• [TASK BRIEF]: Restate each line of the listing exactly, without carrying over any pictures.
[start]
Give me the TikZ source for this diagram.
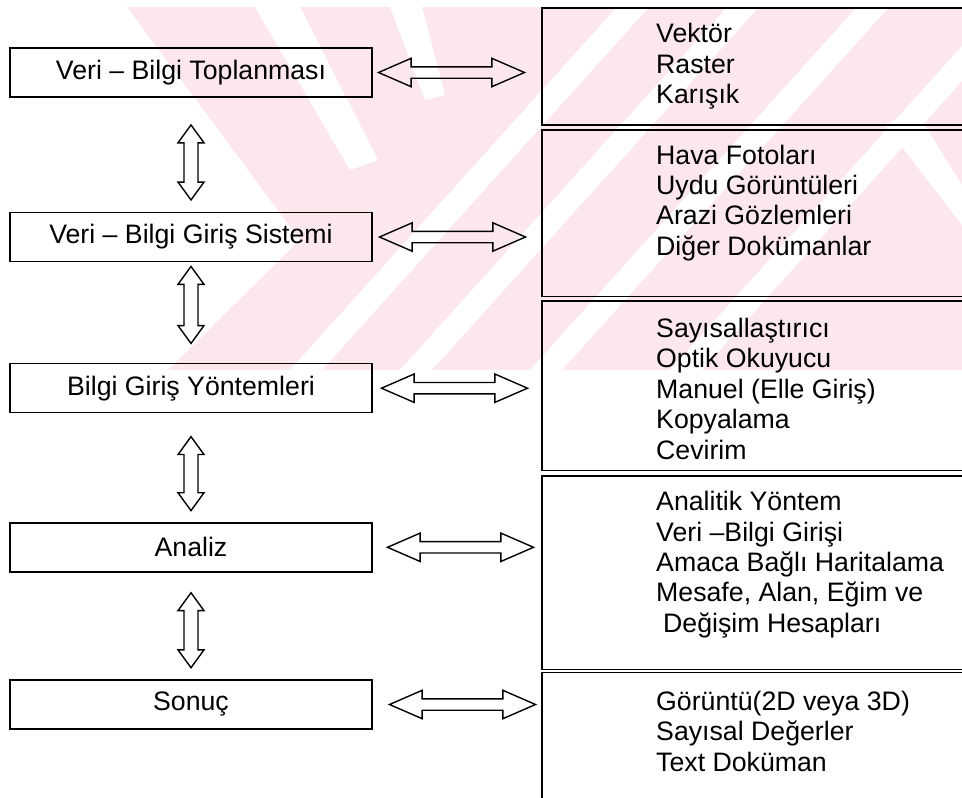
\documentclass[tikz,border=0pt]{standalone}
\usepackage{fontspec}
\setmainfont{Liberation Sans}
\usetikzlibrary{positioning,shapes.arrows}
\definecolor{wmpink}{RGB}{252,232,236}

\begin{document}
\begin{tikzpicture}
[x=1pt, y=-1pt, font=\fontsize{26.7}{30.4}\selectfont,
% STYLES
% The stage style is used for the steps on the left
stage/.style={rectangle, draw, line width=1.5pt, minimum width=362pt, minimum height=49pt, inner sep=0pt},
% The listbox style is used for the open boxes on the right
listbox/.style={rectangle, draw, line width=1.5pt, minimum width=440pt, anchor=north west, inner sep=0pt},
% The items style is used for the texts in the listboxes
items/.style={align=left, inner sep=0pt, anchor=north west},
% hollow two-headed arrows
harrow/.style={double arrow, draw, line width=1.4pt, inner sep=5pt, minimum height=146pt, double arrow head extend=8.5pt, double arrow tip angle=47},
varrow/.style={double arrow, draw, line width=1.4pt, inner sep=6.3pt, minimum height=75pt, double arrow head extend=6pt, double arrow tip angle=72, shape border rotate=90},
% watermark
wm/.style={fill=wmpink, draw=none},
wmgap/.style={fill=white, draw=none}]

\useasboundingbox (0,0) rectangle (962,798);

% Watermark behind the picture
\fill[wm] (127,7) -- (962,7) -- (962,370) -- (168,370) -- (300,240) -- cycle;
\fill[wmgap] (255,7) -- (300,7) -- (378,160) -- (350,170) -- cycle;
\fill[wmgap] (390,7) -- (422,7) -- (445,95) -- (425,100) -- cycle;
\fill[wmgap] (290,370) -- (322,370) -- (649,7) -- (617,7) -- cycle;
\fill[wmgap] (400,370) -- (432,370) -- (759,7) -- (727,7) -- cycle;
\fill[wmgap] (530,370) -- (562,370) -- (889,7) -- (857,7) -- cycle;
\fill[wmgap] (670,370) -- (702,370) -- (962,81) -- (962,46) -- cycle;
\fill[wmgap] (885,125) -- (915,110) -- (962,185) -- (962,225) -- cycle;

% Draw stages
\node [stage] (topl) at (191,72.5) {Veri – Bilgi Toplanması};
\node [stage, below=114pt of topl] (giris) {Veri – Bilgi Giriş Sistemi};
\node [stage, below=100.7pt of giris] (yontem) {Bilgi Giriş Yöntemleri};
\node [stage, below=108.6pt of yontem] (analiz) {Analiz};
\node [stage, below=106.7pt of analiz] (sonuc) {Sonuç};

% Draw listboxes
\node [listbox, minimum height=117.3pt] (veri) at (541,7) {};
\node [listbox, minimum height=166.3pt, below=3.4pt of veri] (kaynak) {};
\node [listbox, minimum height=169.4pt, below=3.3pt of kaynak] (arac) {};
\node [listbox, minimum height=193.3pt, below=4pt of arac] (islem) {};
\node [listbox, minimum height=160pt, below=1.7pt of islem] (urun) {};

%%%%%%%%%%%%%%%
% Texts of the listboxes
\node [items, below right=16.3pt and 115pt of veri.north west] {Vektör\\Raster\\Karışık};
\node [items, below right=15.3pt and 115pt of kaynak.north west] {Hava Fotoları\\Uydu Görüntüleri\\Arazi Gözlemleri\\Diğer Dokümanlar};
\node [items, below right=17.7pt and 115pt of arac.north west] {Sayısallaştırıcı\\Optik Okuyucu\\Manuel (Elle Giriş)\\Kopyalama\\Cevirim};
\node [items, below right=16pt and 115pt of islem.north west] {Analitik Yöntem\\Veri –Bilgi Girişi\\Amaca Bağlı Haritalama\\Mesafe, Alan, Eğim ve\\\hspace*{7pt}Değişim Hesapları};
\node [items, below right=19.3pt and 115pt of urun.north west] {Görüntü(2D veya 3D)\\Sayısal Değerler\\Text Doküman};
%%%%%%%%%%%%%%%

% Draw the arrows between stages and listboxes
\node [harrow, right=4pt of topl] (h1) {};
\node [harrow, right=5pt of giris] (h2) {};
\node [harrow, right=7pt of yontem] (h3) {};
\node [harrow, right=13pt of analiz] (h4) {};
\node [harrow, right=15pt of sonuc] (h5) {};

% Draw the arrows between stages
\node [varrow, below=26pt of topl] (v1) {};
\node [varrow, minimum height=77pt, below=3pt of giris] (v2) {};
\node [varrow, minimum height=74pt, below=22pt of yontem] (v3) {};
\node [varrow, below=19pt of analiz] (v4) {};

\end{tikzpicture}
\end{document}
[end]
• [FULL RESPONSE]:
Give me the TikZ source for this diagram.
\documentclass[tikz,border=0pt]{standalone}
\usepackage{fontspec}
\setmainfont{Liberation Sans}
\usetikzlibrary{positioning,shapes.arrows}
\definecolor{wmpink}{RGB}{252,232,236}

\begin{document}
\begin{tikzpicture}
[x=1pt, y=-1pt, font=\fontsize{26.7}{30.4}\selectfont,
% STYLES
% The stage style is used for the steps on the left
stage/.style={rectangle, draw, line width=1.5pt, minimum width=362pt, minimum height=49pt, inner sep=0pt},
% The listbox style is used for the open boxes on the right
listbox/.style={rectangle, draw, line width=1.5pt, minimum width=440pt, anchor=north west, inner sep=0pt},
% The items style is used for the texts in the listboxes
items/.style={align=left, inner sep=0pt, anchor=north west},
% hollow two-headed arrows
harrow/.style={double arrow, draw, line width=1.4pt, inner sep=5pt, minimum height=146pt, double arrow head extend=8.5pt, double arrow tip angle=47},
varrow/.style={double arrow, draw, line width=1.4pt, inner sep=6.3pt, minimum height=75pt, double arrow head extend=6pt, double arrow tip angle=72, shape border rotate=90},
% watermark
wm/.style={fill=wmpink, draw=none},
wmgap/.style={fill=white, draw=none}]

\useasboundingbox (0,0) rectangle (962,798);

% Watermark behind the picture
\fill[wm] (127,7) -- (962,7) -- (962,370) -- (168,370) -- (300,240) -- cycle;
\fill[wmgap] (255,7) -- (300,7) -- (378,160) -- (350,170) -- cycle;
\fill[wmgap] (390,7) -- (422,7) -- (445,95) -- (425,100) -- cycle;
\fill[wmgap] (290,370) -- (322,370) -- (649,7) -- (617,7) -- cycle;
\fill[wmgap] (400,370) -- (432,370) -- (759,7) -- (727,7) -- cycle;
\fill[wmgap] (530,370) -- (562,370) -- (889,7) -- (857,7) -- cycle;
\fill[wmgap] (670,370) -- (702,370) -- (962,81) -- (962,46) -- cycle;
\fill[wmgap] (885,125) -- (915,110) -- (962,185) -- (962,225) -- cycle;

% Draw stages
\node [stage] (topl) at (191,72.5) {Veri – Bilgi Toplanması};
\node [stage, below=114pt of topl] (giris) {Veri – Bilgi Giriş Sistemi};
\node [stage, below=100.7pt of giris] (yontem) {Bilgi Giriş Yöntemleri};
\node [stage, below=108.6pt of yontem] (analiz) {Analiz};
\node [stage, below=106.7pt of analiz] (sonuc) {Sonuç};

% Draw listboxes
\node [listbox, minimum height=117.3pt] (veri) at (541,7) {};
\node [listbox, minimum height=166.3pt, below=3.4pt of veri] (kaynak) {};
\node [listbox, minimum height=169.4pt, below=3.3pt of kaynak] (arac) {};
\node [listbox, minimum height=193.3pt, below=4pt of arac] (islem) {};
\node [listbox, minimum height=160pt, below=1.7pt of islem] (urun) {};

%%%%%%%%%%%%%%%
% Texts of the listboxes
\node [items, below right=16.3pt and 115pt of veri.north west] {Vektör\\Raster\\Karışık};
\node [items, below right=15.3pt and 115pt of kaynak.north west] {Hava Fotoları\\Uydu Görüntüleri\\Arazi Gözlemleri\\Diğer Dokümanlar};
\node [items, below right=17.7pt and 115pt of arac.north west] {Sayısallaştırıcı\\Optik Okuyucu\\Manuel (Elle Giriş)\\Kopyalama\\Cevirim};
\node [items, below right=16pt and 115pt of islem.north west] {Analitik Yöntem\\Veri –Bilgi Girişi\\Amaca Bağlı Haritalama\\Mesafe, Alan, Eğim ve\\\hspace*{7pt}Değişim Hesapları};
\node [items, below right=19.3pt and 115pt of urun.north west] {Görüntü(2D veya 3D)\\Sayısal Değerler\\Text Doküman};
%%%%%%%%%%%%%%%

% Draw the arrows between stages and listboxes
\node [harrow, right=4pt of topl] (h1) {};
\node [harrow, right=5pt of giris] (h2) {};
\node [harrow, right=7pt of yontem] (h3) {};
\node [harrow, right=13pt of analiz] (h4) {};
\node [harrow, right=15pt of sonuc] (h5) {};

% Draw the arrows between stages
\node [varrow, below=26pt of topl] (v1) {};
\node [varrow, minimum height=77pt, below=3pt of giris] (v2) {};
\node [varrow, minimum height=74pt, below=22pt of yontem] (v3) {};
\node [varrow, below=19pt of analiz] (v4) {};

\end{tikzpicture}
\end{document}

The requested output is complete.